Sunday 3 February 2013

The mountains of South America and finding peace

This time last year I was sat in a little hostel in El Chalten, South Argentina going walking for the day and then watching my first ever Superbowl final with Americans in the hostel.  


Sunset on my first night in El Chalten. 


View of Fitz Roy after a long but amazing trek. 

This post is about when I went travelling the way walking in the mountains of South America helped me to find a little bit of peace and a place to grieve.

My Dad always encouraged me to follow my dreams and the part he most wanted to see in my trip was South America.  South America made the list for me as I wanted to be in Rio de Jenerio for Carnival but also to walk and trek in the mountains.  Me and my Dad never set firm plans for him to come out and travel with me.  In fact not much of the section in South America leg of my travels was set in stone until the last minute.  However it was the only section of the trip my dad was interested in joining up with me to do but then never got to do.  

Many times in South America I felt his absence especially because I was doing a lot of walking and trekking, something my Dad loved to do.  My Dad died 3 months before I left the UK and I left even though I was still in pain from that because I know my Dad would not have wanted me to cancel or delay my trip I had worked hard for.  However once South America came it was a lot harder then I was expecting to deal with some of that pain.

The mountains became my spiritual place.  A place to remember, to think and to reflect.

The Incas believed that to be at the top of a mountain was to be close to the Gods.  To be able to please the Gods they left children as sacrifices at astonishing heights which have survived in one piece and can be seen at different museums in South America.  Of course this is all speculative, a very simplistic explanation and many would have various different opinions and arguments about what the Incas believed.  I am not a religious person and have not been for a long time but the mountains became another place for me.  Being in these places at heights of up to 4000 metres was a very moving experience and spiritual place to be.  A place to be at peace, a place to remember my Dad.  I hardly spoke to anyone about the pain I was carrying apart from a select few but the mountains I did not have to say anything.    


The picture is me climbing Villarrica Volcano in Pucon, Chile.  It is the highest point I got to as I was struggling due to still being ill and my guide turned me and a couple of other walkers around.  Before this picture I stopped for a rest stop with others and I just sat and cried.  I had found the climb a lot harder, I do not really like walking up its the hardest part for me but I found it mentally tough.  One of the other climbers, not even from my group asked if I was ok and I replied something along the lines of yes but also missing my Dad because he died just over a year ago.  The man was probably old enough to be my dad heard my story and truthfully replied that he was sorry for my loss and that I made him cry himself.

Pucon was the first place I told somebody fully and truthfully what had happened to my Dad and the pain I was carrying deep inside me.  It set the story for my South American adventure meeting people weeks later or friends of friends from that hostel in Pucon.  Meeting some very good people made my trip in South America.  


This photo was taken on the second day of my trek in the Lares Valley in Peru near Cusco.
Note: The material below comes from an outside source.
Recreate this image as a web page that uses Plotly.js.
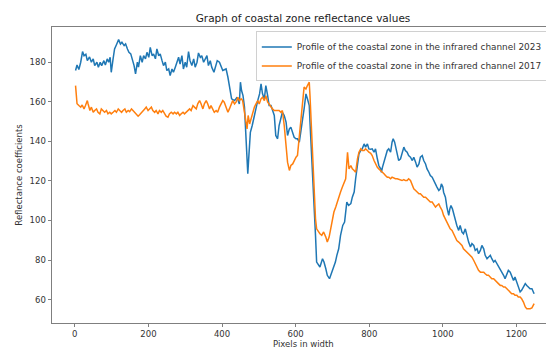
<!DOCTYPE html>
<html>
<head>
<meta charset="utf-8">
<script src="https://cdn.plot.ly/plotly-3.0.1.min.js"></script>
<style>
html, body { margin: 0; padding: 0; overflow: hidden; background: #fff; }
#chart { width: 570px; height: 349px; }
</style>
</head>
<body>
<div id="chart"></div>
<script>
// Pixel positions (x) and reflectance values, 2023 profile
const pixels2023 = [2,6,11,16,21,25,30,34,40,45,50,54,60,64,69,73,79,83,88,92,96,99,104,108,114,119,124,128,134,138,143,147,152,156,161,165,170,173,178,183,187,192,196,201,205,210,214,219,223,228,232,237,241,246,250,255,259,264,268,273,277,282,286,291,295,300,304,309,313,318,323,327,332,336,341,345,350,354,359,363,368,372,378,387,393,402,411,416,420,426,434,441,447,450,453,457,461,464,467,470,473,477,482,488,492,497,502,506,510,515,519,524,528,533,537,542,546,551,555,560,564,569,574,578,583,587,592,596,601,605,610,614,619,623,628,632,637,639,643,647,650,654,657,662,666,673,677,682,686,692,697,703,708,712,717,722,728,733,739,744,750,754,759,763,768,772,777,781,786,790,795,799,804,808,813,817,822,826,831,833,836,840,844,849,853,858,862,865,869,872,876,880,885,889,894,898,903,907,912,917,921,926,930,935,939,944,948,953,957,962,966,971,975,980,984,989,993,996,1000,1002,1007,1011,1016,1019,1022,1026,1029,1034,1038,1043,1047,1052,1056,1061,1065,1070,1075,1079,1084,1088,1093,1097,1102,1106,1111,1115,1120,1124,1129,1133,1138,1142,1147,1151,1156,1160,1165,1169,1174,1178,1183,1187,1192,1196,1201,1205,1210,1214,1219,1224,1228,1233,1237,1242,1246,1248];
const values2023 = [175.8,178.6,176.3,180,185.4,183.3,184,180.8,182.7,180,181.7,178.3,180,177.5,180,178.3,180.8,178.6,181.7,180,182.5,174.9,181.7,186.7,189.2,191.4,189.2,190.1,188.4,189.2,186.7,185,184.2,181.7,178.3,174.1,180,177.5,183.3,180,183.3,181.7,185,182.5,187.5,183.3,184.2,181.7,186.7,183.3,184.2,180.8,178.3,180,175.8,176.6,173.2,176.6,174.9,177.5,180,182.5,179.1,183.3,176.6,180,177.5,185.4,180.8,178.3,181.7,177.5,180,184.7,182.5,183.3,180,181.7,183.3,178.3,180.8,177.5,174.9,180.8,180,175.8,176.6,172.4,168.2,161.5,160.6,162.3,158.9,169.9,165.7,163.1,157.3,143,129.5,123.6,132.9,144.6,148,152.2,156.4,160.6,164,169,164,161.5,168.2,163.1,158.1,158.1,155.6,153.1,143,141.3,148,151.4,154.7,153.1,149.7,143,146.3,147.2,144.6,142.1,141.3,141.3,139.6,146.3,151.4,156.4,164,161.5,158.1,149.7,136.2,121.1,107.6,92.5,79,77.3,76.5,80.7,79,75.6,72.3,70.6,73.1,75.6,79,82.4,85.7,92.5,97.5,99.2,109.3,107.6,108.5,111.8,114.4,121.1,129.5,133.7,135.4,136.2,138.7,137.1,138.7,136.2,136,136.2,134.5,136.2,131.2,127.8,126.1,124.4,127,129.5,132.8,135.4,136.2,134.5,139.6,141.3,139.6,137.1,132.8,130.3,131.2,134.5,137.1,135.4,134.5,132.8,132,130.3,132,129.5,127,128.6,132,132.8,130.3,128.6,126.1,124.4,122.7,121.9,120.2,118.5,116.9,115.2,116,118.5,116.9,114.3,111.8,106.8,102.6,105.9,107.6,105.9,103.4,100,97.5,95,97.5,94.1,93.3,95.8,92.5,89.1,86.6,88.3,87.4,84.9,85.7,83.2,84.9,87.4,85.7,82.4,80.7,81.5,82.4,80.7,79,79.8,78.2,77.3,75.6,73.9,72.3,70.6,73.1,74.8,73.9,72.3,69.7,71.4,68.9,66.4,63.9,64.7,66.4,68.1,67.2,66.4,65.5,65.5,63.9,63];

// Pixel positions (x) and reflectance values, 2017 profile
const pixels2017 = [2,4,6,11,16,20,25,29,34,36,41,45,50,54,59,63,68,72,77,81,86,90,95,99,104,109,113,118,122,127,131,136,140,145,149,154,158,163,167,172,176,181,185,190,194,199,203,208,212,217,221,226,230,235,239,244,248,253,257,262,267,271,276,280,285,289,294,298,303,307,312,316,321,325,330,334,339,343,348,352,357,361,366,370,375,379,384,388,393,397,402,406,411,416,420,425,429,434,438,443,447,452,456,461,464,468,471,475,479,483,488,492,497,501,506,510,515,519,524,528,533,537,542,546,551,555,560,564,569,574,578,583,587,592,596,601,605,610,614,619,623,628,632,637,639,643,647,650,654,657,662,666,671,676,682,686,691,695,700,704,709,713,718,722,727,732,736,741,745,750,754,759,763,768,772,777,781,786,790,795,799,804,808,813,817,822,826,831,835,840,844,849,853,858,862,867,871,876,880,885,889,894,898,903,907,912,917,921,926,930,935,939,944,948,953,957,962,966,971,975,980,984,989,993,998,1002,1007,1011,1016,1020,1025,1029,1034,1038,1043,1047,1052,1056,1061,1065,1070,1075,1079,1084,1088,1093,1097,1102,1106,1111,1115,1120,1124,1129,1133,1138,1142,1147,1151,1156,1160,1165,1169,1174,1178,1183,1187,1192,1196,1201,1205,1210,1214,1219,1224,1228,1233,1237,1242,1246,1248];
const values2017 = [168.2,163.1,159,158.1,157.3,158.4,156.4,158.1,160.6,159,155.6,157.3,154.7,155.6,156.4,154.7,153.9,156.4,155.6,154.7,155.6,153.9,154.7,153.9,154.7,155.6,154.7,156.4,155.6,154.7,155.6,156.4,154.7,155.6,155,156.4,155.6,154.7,153.9,152.7,153.4,154.7,155.6,156.4,157.3,155.6,156.4,157.3,155.6,154.7,155.6,153.9,155.6,154.7,155.6,153.9,152.7,152.2,153.9,154.7,153.9,154.7,153.9,154.7,153.1,153.9,154.7,153.9,154.7,155.6,156.4,155.6,158.1,157.3,156.4,159,160.6,159,156.4,159,160.6,159,156.4,158.1,156.4,154.7,155.6,154.7,157.3,158.9,160.6,159.8,157.3,154.7,156.4,158.9,160.6,158.9,159.8,162.3,160.6,161.5,160.6,154.7,149.7,146.3,153.1,148.8,151.4,154.7,157.3,158.9,160.6,158.9,161.5,162.3,160.6,163.1,159.8,158.9,157.3,156.4,155.6,155.6,155.6,155.6,154.7,155.6,148,136.2,129.5,125.3,127.8,128.6,130.3,132,132.9,141.3,149.7,159.8,167.4,166.5,168.2,169.9,163.1,146.3,129.5,112.7,100.9,95.8,94.2,93.3,92.5,94.2,91.6,89.1,91.6,95.8,99.2,104.3,106.8,109.3,112.7,114.4,116.9,119.4,121.1,134.5,126.1,127.8,126.1,125.3,124.4,131.2,134.5,136.2,135.4,135.4,136.2,135.4,134.5,134,132.8,130.3,128.6,126.9,126.1,125.3,124.4,123.6,122.7,121.9,121.9,121.1,121.9,121.4,121.1,121.1,120.7,120.2,120.2,120.7,120.2,120.2,121.1,120.2,117.7,116,115.2,114.3,113.5,113.5,112.7,111.8,111.8,111,110.1,109.3,109.3,108.4,106.8,107.6,108.4,106.8,105.1,102.6,100.9,99.2,97.5,95.8,95,93.3,90.8,89.9,89.1,88.3,87.4,85.7,84.9,84.1,83.2,82.4,81.5,79.8,78.2,76.5,74.8,73.9,73.9,73.9,73.1,72.3,72.3,71.4,70.6,70.6,69.7,68.9,68.1,67.2,67.2,66.4,66.4,65.5,64.7,63.9,63,63,62.2,62.2,61.3,61.3,60.5,58.8,56.3,55.4,55.4,55.4,55.8,57.1,58];

const seriesNames = [
  "Profile of the coastal zone in the infrared channel 2023",
  "Profile of the coastal zone in the infrared channel 2017"
];
const yTickValues = [60, 80, 100, 120, 140, 160, 180];
const xTickValues = [0, 200, 400, 600, 800, 1000, 1200];
const xAxisTitle = "Pixels in width";
const yAxisTitle = "Reflectance coefficients";
const chartTitle = "Graph of coastal zone reflectance values";

const font = "DejaVu Sans, sans-serif";
const axisColor = "#7f7f7f";
const textColor = "#333333";

const traces = [
  { x: pixels2023, y: values2023, type: "scatter", mode: "lines", name: seriesNames[0],
    line: { color: "#1f77b4", width: 1.5 } },
  { x: pixels2017, y: values2017, type: "scatter", mode: "lines", name: seriesNames[1],
    line: { color: "#ff7f0e", width: 1.5 } }
];

const layout = {
  width: 570, height: 349,
  margin: { l: 52, r: 16, t: 27, b: 26, pad: 0 },
  paper_bgcolor: "#ffffff", plot_bgcolor: "#ffffff",
  font: { family: font, size: 8.5, color: textColor },
  title: { text: chartTitle, font: { family: font, size: 10.5, color: "#222222" },
           x: 0.5, xref: "paper", y: 1 - 18.5 / 349, yref: "container", yanchor: "middle" },
  xaxis: {
    range: [-62, 1302], tickvals: xTickValues, ticks: "outside", ticklen: 3, tickwidth: 1, tickcolor: axisColor,
    showline: true, mirror: true, linecolor: axisColor, linewidth: 1, showgrid: false, zeroline: false,
    tickfont: { family: font, size: 8.5, color: textColor }
  },
  yaxis: {
    range: [48.2, 197.8], tickvals: yTickValues, ticks: "outside", ticklen: 3.5, tickwidth: 1, tickcolor: axisColor,
    showline: true, mirror: true, linecolor: axisColor, linewidth: 1, showgrid: false, zeroline: false,
    tickfont: { family: font, size: 8.5, color: textColor },
    title: { text: yAxisTitle, font: { family: font, size: 8.5, color: textColor }, standoff: 5 }
  },
  annotations: [
    { text: xAxisTitle, xref: "paper", yref: "paper", x: 0.5, y: -(344 - 323) / 296,
      xanchor: "center", yanchor: "middle", showarrow: false, borderpad: 0,
      font: { family: font, size: 8.5, color: textColor } }
  ],
  showlegend: true,
  legend: {
    x: 0.406, y: 0.985, xanchor: "left", yanchor: "top",
    bgcolor: "rgba(255,255,255,0.9)", bordercolor: "#d0d0d0", borderwidth: 1,
    font: { family: font, size: 8.9, color: textColor }, tracegroupgap: 0
  }
};

Plotly.newPlot("chart", traces, layout, { displayModeBar: false, staticPlot: true });
</script>
</body>
</html>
We had slept at 3,800 metres above sea level and climbed up to just over 4,000 metres and over the top of a ridge.  That climb that morning was tough.  I usually do not like walking with my ipod on but that day I needed something to get me up the mountain and Queen was the choice that day.  The relief and achievement of getting there and the view the other side was amazing.  I know my Dad would have loved to be there and would have been very proud.

The mountains and walking are a place to challenge yourself, to push your limits both mentally and physically.
A place to remember and relfect.  To be away from everything.